Paula Nanita reforça este ponto, considerando que “a relação [do bebé] com os pais é vital, mas também com os outros cuidadores”, apontando a necessidade de formação destes cuidadores, sejam creches, amas ou outros. E isto torna-se ainda mais urgente quando deparamos com situações de risco: “É muito importante aprofundar a reflexão das dinâmicas que temos de gerar junto das famílias para evitar que cheguemos a situações-limite, como abandonos ou como retirada.” 

“Em Portugal, a maior parte das crianças que são retiradas às famílias, ou abandonadas, é institucionalizada”, lembra Paula Nanita, o que, prossegue, “contrasta com a maior parte dos indicadores europeus, porque toda a evidência científica vai no sentido de que uma criança dos zero aos três anos tem de estar num ambiente familiar: se não for na sua família, que seja noutra”, não sendo uma “instituição o ambiente adequado” ao desenvolvimento de um bebé. Por isso, avalia, há aqui “trabalho a fazer”, quer preventivo com as famílias, quer na orientação da criança para outra família. “E mesmo as que tiverem de ficar algum tempo em instituição devem ter adultos de referência para que haja relações privilegiadas.” 

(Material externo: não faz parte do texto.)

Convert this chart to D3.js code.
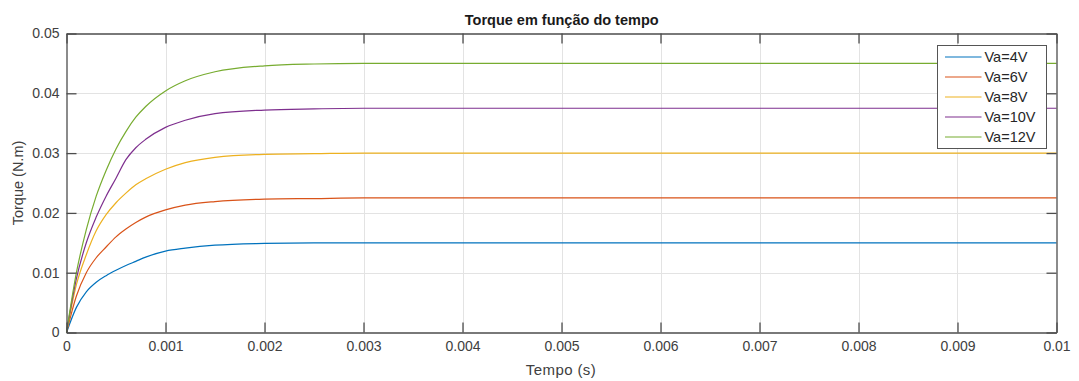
<!DOCTYPE html>
<meta charset="utf-8">
<style>
    body { margin: 0; background: #fff; }
    text { font-family: "Liberation Sans", Arial, sans-serif; }
    .grid line { stroke: #e3e3e3; stroke-width: 1px; }
    .series { fill: none; stroke-width: 1.2px; }
</style>

<svg width="1079" height="381"></svg>

<script src="https://cdn.jsdelivr.net/npm/d3@7/dist/d3.min.js"></script>
<script>
    // tempo (s) dos pontos
    var tempo = [0, 0.0001, 0.0002, 0.0003, 0.0004, 0.0005, 0.0006, 0.0007, 0.0008,
                 0.001, 0.0012, 0.0015, 0.002, 0.0025, 0.003, 0.004, 0.006, 0.01];

    var va4  = [0, 0.0042, 0.0068, 0.0084, 0.0095, 0.0104, 0.0112, 0.0119, 0.0126,
                0.0136, 0.0141, 0.0146, 0.0149, 0.0150, 0.0150, 0.0150, 0.0150, 0.0150];
    var va6  = [0, 0.0061, 0.0100, 0.0125, 0.0143, 0.0160, 0.0173, 0.0184, 0.0193,
                0.0205, 0.0213, 0.0219, 0.0223, 0.0224, 0.0225, 0.0225, 0.0225, 0.0225];
    var va8  = [0, 0.0080, 0.0130, 0.0170, 0.0197, 0.0217, 0.0233, 0.0247, 0.0257,
                0.0273, 0.0284, 0.0293, 0.0298, 0.0299, 0.0300, 0.0300, 0.0300, 0.0300];
    var va10 = [0, 0.0090, 0.0150, 0.0193, 0.0228, 0.0258, 0.0289, 0.0309, 0.0323,
                0.0343, 0.0355, 0.0366, 0.0372, 0.0374, 0.0375, 0.0375, 0.0375, 0.0375];
    var va12 = [0, 0.0100, 0.0172, 0.0228, 0.0271, 0.0307, 0.0336, 0.0360, 0.0378,
                0.0404, 0.0421, 0.0436, 0.0446, 0.0449, 0.0450, 0.0450, 0.0450, 0.0450];

    var nomes = ["Va=4V", "Va=6V", "Va=8V", "Va=10V", "Va=12V"];
    var cores = ["#0072BD", "#D95319", "#EDB120", "#7E2F8E", "#77AC30"];
    var xTicks = [0, 0.001, 0.002, 0.003, 0.004, 0.005, 0.006, 0.007, 0.008, 0.009, 0.01];
    var yTicks = [0, 0.01, 0.02, 0.03, 0.04, 0.05];

    (function () {
        var svg = d3.select("svg"),
            left = 66.5, right = 1056.5, top = 33.5, bottom = 332.5,
            x = d3.scaleLinear().domain([0, 0.01]).range([left, right]),
            y = d3.scaleLinear().domain([0, 0.05]).range([bottom, top]),
            series = [va4, va6, va8, va10, va12],
            fmt = function (d) { return d === 0 ? "0" : String(+d.toFixed(3)); };

        // grade
        var grid = svg.append("g").attr("class", "grid");
        grid.selectAll(".gx").data(xTicks.slice(1, -1)).enter().append("line")
            .attr("x1", function (d) { return Math.round(x(d)) + 0.5; })
            .attr("x2", function (d) { return Math.round(x(d)) + 0.5; })
            .attr("y1", top).attr("y2", bottom);
        grid.selectAll(".gy").data(yTicks.slice(1, -1)).enter().append("line")
            .attr("y1", function (d) { return Math.round(y(d)) + 0.5; })
            .attr("y2", function (d) { return Math.round(y(d)) + 0.5; })
            .attr("x1", left).attr("x2", right);

        // curvas
        var line = d3.line()
            .x(function (d, i) { return x(tempo[i]); })
            .y(function (d) { return y(d); })
            .curve(d3.curveMonotoneX);

        svg.selectAll(".series").data(series).enter().append("path")
            .attr("class", "series")
            .attr("stroke", function (d, i) { return cores[i]; })
            .attr("d", line);

        // eixos (ticks para dentro, nos quatro lados)
        var tk = 10, axisColor = "#4d4d4d";
        function styleAxis(g) {
            g.select(".domain").attr("stroke", axisColor).attr("stroke-width", 1.3);
            g.selectAll(".tick line").attr("stroke", axisColor).attr("stroke-width", 1.3);
            g.selectAll(".tick text").attr("fill", "#404040").style("font-size", "14px");
        }
        svg.append("g").attr("transform", "translate(0," + bottom + ")")
            .call(d3.axisBottom(x).tickValues(xTicks).tickFormat(fmt)
                .tickSizeInner(-tk).tickSizeOuter(0).tickPadding(9))
            .call(styleAxis);
        svg.append("g").attr("transform", "translate(0," + top + ")")
            .call(d3.axisTop(x).tickValues(xTicks).tickFormat("")
                .tickSizeInner(-tk).tickSizeOuter(0))
            .call(styleAxis);
        svg.append("g").attr("transform", "translate(" + left + ",0)")
            .call(d3.axisLeft(y).tickValues(yTicks).tickFormat(fmt)
                .tickSizeInner(-tk).tickSizeOuter(0).tickPadding(7))
            .call(styleAxis);
        svg.append("g").attr("transform", "translate(" + right + ",0)")
            .call(d3.axisRight(y).tickValues(yTicks).tickFormat("")
                .tickSizeInner(-tk).tickSizeOuter(0))
            .call(styleAxis);

        // títulos
        svg.append("text")
            .attr("x", 561.7).attr("y", 25)
            .attr("text-anchor", "middle")
            .style("font-size", "14.5px").style("font-weight", "bold").attr("fill", "#1a1a1a")
            .text("Torque em função do tempo");
        svg.append("text")
            .attr("x", 561).attr("y", 375)
            .attr("text-anchor", "middle")
            .style("font-size", "15px").style("letter-spacing", "0.4px").attr("fill", "#404040")
            .text("Tempo (s)");
        svg.append("text")
            .attr("transform", "translate(23," + (top + bottom) / 2 + ") rotate(-90)")
            .attr("text-anchor", "middle")
            .style("font-size", "14.5px").attr("fill", "#404040")
            .text("Torque (N.m)");

        // legenda
        var lg = svg.append("g").attr("transform", "translate(937.5,45.5)");
        lg.append("rect").attr("width", 109).attr("height", 103)
            .attr("fill", "#fff").attr("stroke", "#555").attr("stroke-width", 1);
        var item = lg.selectAll(".item").data(nomes).enter().append("g")
            .attr("transform", function (d, i) { return "translate(0," + (11.5 + i * 20) + ")"; });
        item.append("line").attr("x1", 7.5).attr("x2", 44)
            .attr("stroke", function (d, i) { return cores[i]; }).attr("stroke-width", 1.2);
        item.append("text").attr("x", 47).attr("y", 5)
            .style("font-size", "14.5px").attr("fill", "#262626")
            .text(function (d) { return d; });
    })();
</script>
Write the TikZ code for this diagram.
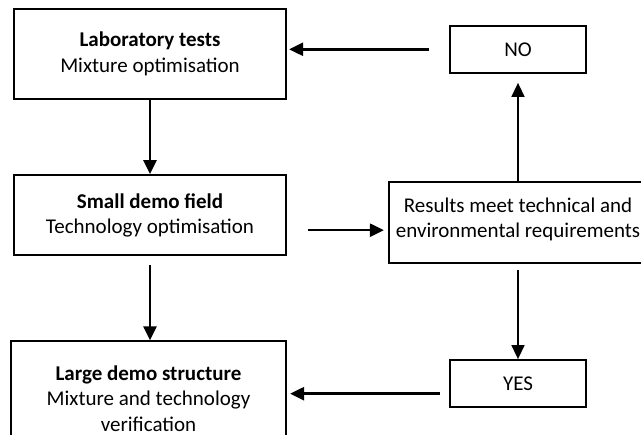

A Fundação Nossa Senhora do Bom Sucesso é a promotora da campanha que, com o alto patrocínio do Presidente da República, conta até agora com parceiros como a Comissão Nacional de Promoção dos Direitos e Protecção das Crianças e Jovens (CNPDPCJ), Instituto de Apoio à Criança (IAC), Confederação Nacional das Instituições de Solidariedade (CNIS), União das Misericórdias Portuguesas (UMP), Unicef Portugal, Associação de Estabelecimentos do Ensino Particular e Cooperativo (AEEP), Associação de Profissionais de Educação de Infância (APEI), Fundação Brazelton/Gomes Pedro, Fundação do Gil e Fundação Aga Khan. Um primeiro resultado, indicando alguns caminhos a serem seguidos, será apresentado em Setembro.